Most agencies have realized that the schedule of calls, as it currently exists, is an obstacle, LaRivee said.

"We've traded off minutes here and there for years, and that's not giving us what we want," he added.

The Pathways team is looking at a scheduling system that would treat each week as a block, allowing each day within the week to have a different number of periods, LaRivee said.

"Monday could have five periods in it, Tuesday could have six, Wednesday could have three," he explained. "You could even schedule Saturday. So we think of it as a six-day week where you can schedule a variety of classes or events. We've asked each one of the mission elements to look at the curriculum they deliver and ask, 'What's the optimal way of doing this?'"

The added flexibility would allow cadets to better focus their attention, LaRivee said.

"We assume there are essentially no economies of scale, so it doesn't matter: As long as you put in 45 minutes on a topic each day over the course of four days, and it adds up to three hours of study, then that's just as good as three hours of study, but it's not," he said. "So the idea is, how much concentration of focus is best for the cadets to develop fully?"

LaRivee referred to the experiential learning course as a case in point.

"In our international economics class, we took two of the lessons we were working on that week and held a night class where we combined both lessons," he said. "We got more than twice as much done in less than two full periods of time. And that's what we were trying to demonstrate: If you don't have to start a class and stop a class, and you don't have to summarize what we did last time, then you can go right from a lecture into the experience and then back into a review. And I have to believe the learning level went up, because the participation level certainly went up."

The Academy's development model calls for giving cadets time to reflect on what they've learned -- time they don't currently get, LaRivee said.

"If you think about the leadership growth model, it has four key steps: expectations and inspiration, instruction, and then feedback and reflection," he said. "If we fill the schedule of calls with instruction and never give cadets time for reflection and feedback, then we never really get to complete the cycle."

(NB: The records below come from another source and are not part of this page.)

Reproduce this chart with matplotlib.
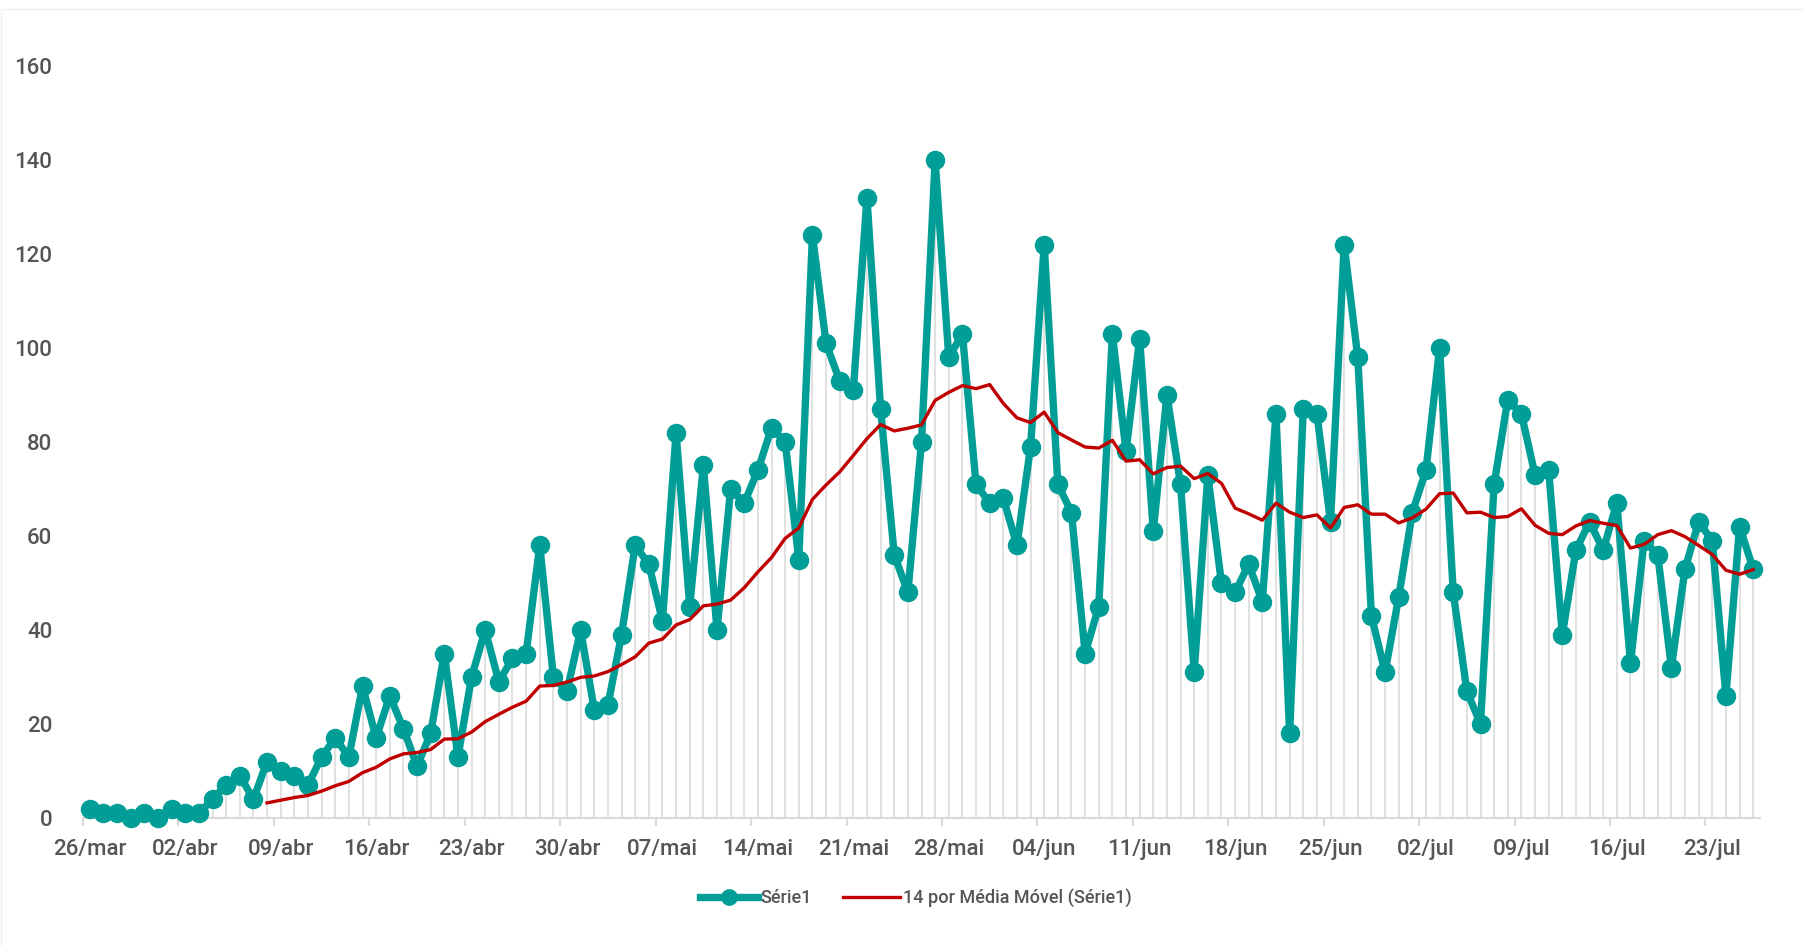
import matplotlib.pyplot as plt
import numpy as np
import pandas as pd
from matplotlib.lines import Line2D

# daily counts starting 26/mar
data_inicio = '2020-03-26'
casos = [2, 1, 1, 0, 1, 0, 2, 1, 1, 4, 7, 9, 4, 12, 10, 9, 7, 13, 17, 13,
         28, 17, 26, 19, 11, 18, 35, 13, 30, 40, 29, 34, 35, 58, 30, 27, 40, 23, 24, 39,
         58, 54, 42, 82, 45, 75, 40, 70, 67, 74, 83, 80, 55, 124, 101, 93, 91, 132, 87, 56,
         48, 80, 140, 98, 103, 71, 67, 68, 58, 79, 122, 71, 65, 35, 45, 103, 78, 102, 61, 90,
         71, 31, 73, 50, 48, 54, 46, 86, 18, 87, 86, 63, 122, 98, 43, 31, 47, 65, 74, 100,
         48, 27, 20, 71, 89, 86, 73, 74, 39, 57, 63, 57, 67, 33, 59, 56, 32, 53, 63, 59,
         26, 62, 53]
meses = {3: 'mar', 4: 'abr', 5: 'mai', 6: 'jun', 7: 'jul'}
y_ticks = [0, 20, 40, 60, 80, 100, 120, 140, 160]
nome_serie = 'Série1'
nome_media = '14 por Média Móvel (Série1)'
janela = 14

TEAL = '#009E96'
RED = '#C00000'
GRID = '#d9d9d9'
TEXT = '#555555'

plt.rcParams['font.family'] = ['Roboto', 'DejaVu Sans']
plt.rcParams['font.weight'] = 'medium'

dias = pd.date_range(data_inicio, periods=len(casos), freq='D')
rotulos = ['%02d/%s' % (d.day, meses[d.month]) for d in dias]
x = np.arange(len(casos))
# trailing moving average, same as the spreadsheet trendline
media = pd.Series(casos, dtype=float).rolling(janela).mean()

fig = plt.figure(figsize=(18.04, 9.46), dpi=100)
ax = fig.add_axes([83 / 1804, 128 / 946, (1760 - 83) / 1804, (818 - 66) / 946])

# drop lines from each point to the axis
ax.vlines(x, 0, casos, color=GRID, lw=1.1, zorder=1)
ax.plot(x, casos, color=TEAL, lw=5.3, marker='o', ms=13, zorder=3,
        solid_joinstyle='round', clip_on=False, label=nome_serie)
ax.plot(x, media, color=RED, lw=2.4, zorder=4, label=nome_media)

ax.set_xlim(-0.5, len(casos) - 0.5)
ax.set_ylim(0, 160)
ax.set_yticks(y_ticks)
ax.set_xticks(x[::7])
ax.set_xticklabels(rotulos[::7])
ax.set_xticks(x[::7] - 0.5, minor=True)

ax.tick_params(axis='x', which='major', length=0, pad=15, labelsize=16, labelcolor=TEXT)
ax.tick_params(axis='x', which='minor', length=6, width=1.5, color=GRID)
ax.tick_params(axis='y', length=0, pad=22, labelsize=16, labelcolor=TEXT)

for lado in ['top', 'right', 'left']:
    ax.spines[lado].set_visible(False)
ax.spines['bottom'].set_color(GRID)
ax.spines['bottom'].set_linewidth(1.5)

fig.legend(loc='center', bbox_to_anchor=(916 / 1804, 1 - 898 / 946), ncol=2, frameon=False,
           fontsize=13, handlelength=3.2, handletextpad=0.15, columnspacing=1.7,
           labelcolor=TEXT, markerscale=0.85)

# faint chart-area border along the top and left
fig.add_artist(Line2D([1 / 1804, 1], [1 - 9 / 946, 1 - 9 / 946], color='#f0f0f0', lw=1))
fig.add_artist(Line2D([1 / 1804, 1 / 1804], [0, 1 - 9 / 946], color='#f0f0f0', lw=1))

fig.savefig('out.png', dpi=100)
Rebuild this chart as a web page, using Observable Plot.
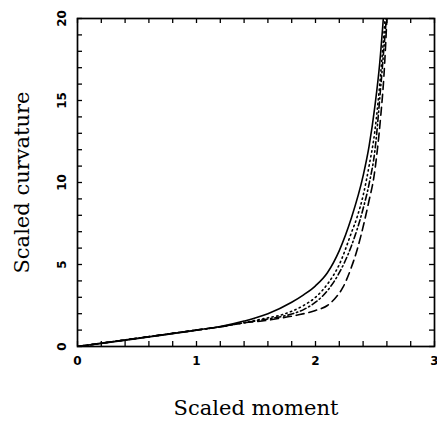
<!DOCTYPE html>
<html>
<head>
<meta charset="utf-8">
<script src="https://cdn.jsdelivr.net/npm/d3@7"></script>
<script src="https://cdn.jsdelivr.net/npm/@observablehq/plot@0.6"></script>
<style>
  html, body { margin: 0; padding: 0; background: #fff; }
</style>
</head>
<body>
<div id="chart"></div>
<script>
// Data
const solidX = [0, 1.0, 1.2, 1.4, 1.6, 1.8, 1.9, 2.0, 2.1, 2.2, 2.3, 2.4, 2.45, 2.5, 2.54, 2.57];
const solidY = [0, 1.0, 1.22, 1.55, 2.0, 2.7, 3.15, 3.7, 4.5, 5.85, 7.8, 10.4, 12.2, 14.7, 17.3, 20];

const dottedX = [0, 1.0, 1.2, 1.4, 1.6, 1.7, 1.8, 1.9, 2.0, 2.1, 2.2, 2.3, 2.35, 2.4, 2.45, 2.5, 2.54, 2.585];
const dottedY = [0, 1.0, 1.2, 1.45, 1.75, 1.9, 2.15, 2.5, 3.0, 3.8, 5.0, 6.9, 7.9, 9.2, 11.0, 13.2, 16.0, 20];

const dashDotX = [0, 1.0, 1.2, 1.4, 1.6, 1.8, 1.9, 2.0, 2.1, 2.2, 2.3, 2.4, 2.45, 2.5, 2.55, 2.595];
const dashDotY = [0, 1.0, 1.2, 1.45, 1.68, 1.98, 2.25, 2.7, 3.4, 4.5, 6.1, 8.4, 9.9, 12.0, 16.0, 20];

const dashedX = [0, 1.0, 1.2, 1.4, 1.55, 1.7, 1.85, 2.0, 2.1, 2.16, 2.23, 2.3, 2.35, 2.41, 2.45, 2.49, 2.52, 2.55, 2.575, 2.60];
const dashedY = [0, 1.0, 1.2, 1.45, 1.55, 1.72, 1.92, 2.2, 2.5, 2.9, 3.6, 4.8, 5.9, 7.6, 8.9, 10.3, 12.0, 14.2, 16.5, 20];

const xTickLabels = [0, 1, 2, 3];
const yTickLabels = [0, 5, 10, 15, 20];
const xMinorTicks = d3.range(0, 16).map(i => i / 5);
const yMinorTicks = d3.range(0, 21);

const xLabel = "Scaled moment";
const yLabel = "Scaled curvature";

const toRows = (xs, ys) => xs.map((x, i) => ({x, y: ys[i]}));

const series = [
  {rows: toRows(solidX, solidY), dash: null},
  {rows: toRows(dottedX, dottedY), dash: "1.3,3.5"},
  {rows: toRows(dashDotX, dashDotY), dash: "6,3,1.3,3"},
  {rows: toRows(dashedX, dashedY), dash: "8,5"}
];

const W = 437, H = 427;
const mT = 18, mR = 3, mB = 81, mL = 77;
const plotW = W - mL - mR, plotH = H - mT - mB;
const xDom = [0, 3], yDom = [0, 20];
const T = 5; // inward tick length in px
const tY = T / plotH * (yDom[1] - yDom[0]);
const tX = T / plotW * (xDom[1] - xDom[0]);

const tickStyle = {stroke: "#000", strokeWidth: 1.3};

const chart = Plot.plot({
  width: W,
  height: H,
  marginTop: mT,
  marginRight: mR,
  marginBottom: mB,
  marginLeft: mL,
  x: {domain: xDom, axis: null},
  y: {domain: yDom, axis: null},
  style: {background: "#fff", color: "#000", overflow: "visible"},
  marks: [
    // inward ticks on all four sides
    Plot.ruleX(xMinorTicks, {x: d => d, y1: yDom[0], y2: yDom[0] + tY, ...tickStyle}),
    Plot.ruleX(xMinorTicks, {x: d => d, y1: yDom[1] - tY, y2: yDom[1], ...tickStyle}),
    Plot.ruleY(yMinorTicks, {y: d => d, x1: xDom[0], x2: xDom[0] + tX, ...tickStyle}),
    Plot.ruleY(yMinorTicks, {y: d => d, x1: xDom[1] - tX, x2: xDom[1], ...tickStyle}),
    // tick labels
    Plot.text(xTickLabels, {x: d => d, frameAnchor: "bottom", dy: 18, textAnchor: "middle",
      text: d => String(d), fontSize: 12, fontWeight: "bold", fontFamily: "DejaVu Sans", fill: "#000"}),
    Plot.text(yTickLabels, {y: d => d, frameAnchor: "left", dx: -15, rotate: -90, textAnchor: "middle",
      text: d => String(d), fontSize: 12, fontWeight: "bold", fontFamily: "DejaVu Sans", fill: "#000"}),
    ...series.map(s => Plot.line(s.rows, {
      x: "x", y: "y", curve: "monotone-x", stroke: "#000", strokeWidth: 1.6,
      strokeDasharray: s.dash, clip: true
    })),
    Plot.frame({stroke: "#000", strokeWidth: 1.7}),
    Plot.text([xLabel], {frameAnchor: "bottom", dy: 68, fontSize: 21, fontFamily: "DejaVu Serif", fill: "#000"}),
    Plot.text([yLabel], {frameAnchor: "left", dx: -55, rotate: -90, textAnchor: "middle", fontSize: 21, fontFamily: "DejaVu Serif", fill: "#000"})
  ]
});

document.getElementById("chart").appendChild(chart);
</script>
</body>
</html>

The proposed scheduling system would create opportunities for cadets to take time to spend time on self-improvement through clubs or self-study, LaRivee said.

"It's not as though we're saying, 'Here's some more time, go do something that's unrelated to the Academy,'" LaRivee said. "It's, 'Here's more time to better develop as an officer.'"

Another advantage of scrapping the M-day, T-day system is that it could shorten the semester from 18½ weeks to 15 weeks, LaRivee said. That could involve removing some classes from the main curriculum and placing them in the freed-up blocks of time.

"So now, for example, I might not have any airmanship or military field training at all during the 15 weeks, but right after that, I can take the extra three weeks and run cadets through airmanship or a military training program. That's the concentration of focus: You still have 18½ weeks to execute the curriculum, but by condensing one portion of it into the three-week part or the 15-week part, you could concentrate the experience more. You could even have a mid-semester military training break if that made sense."

Wholesale changes are still a year or two away, as many proposals are still in brainstorming changes, LaRivee said. Others, like night classes, will be part of experiments this spring.

Meanwhile, the discussion has encouraged people to propose other ideas for improving the Academy experience, said 2nd Lt. John Lu, a 2014 Academy graduate currently assigned to the Economics and Geosciences Department.

"People have ideas that they want to bring forward," Lu said. "We've helped people do that, helped people realize their ideas can be brought into reality."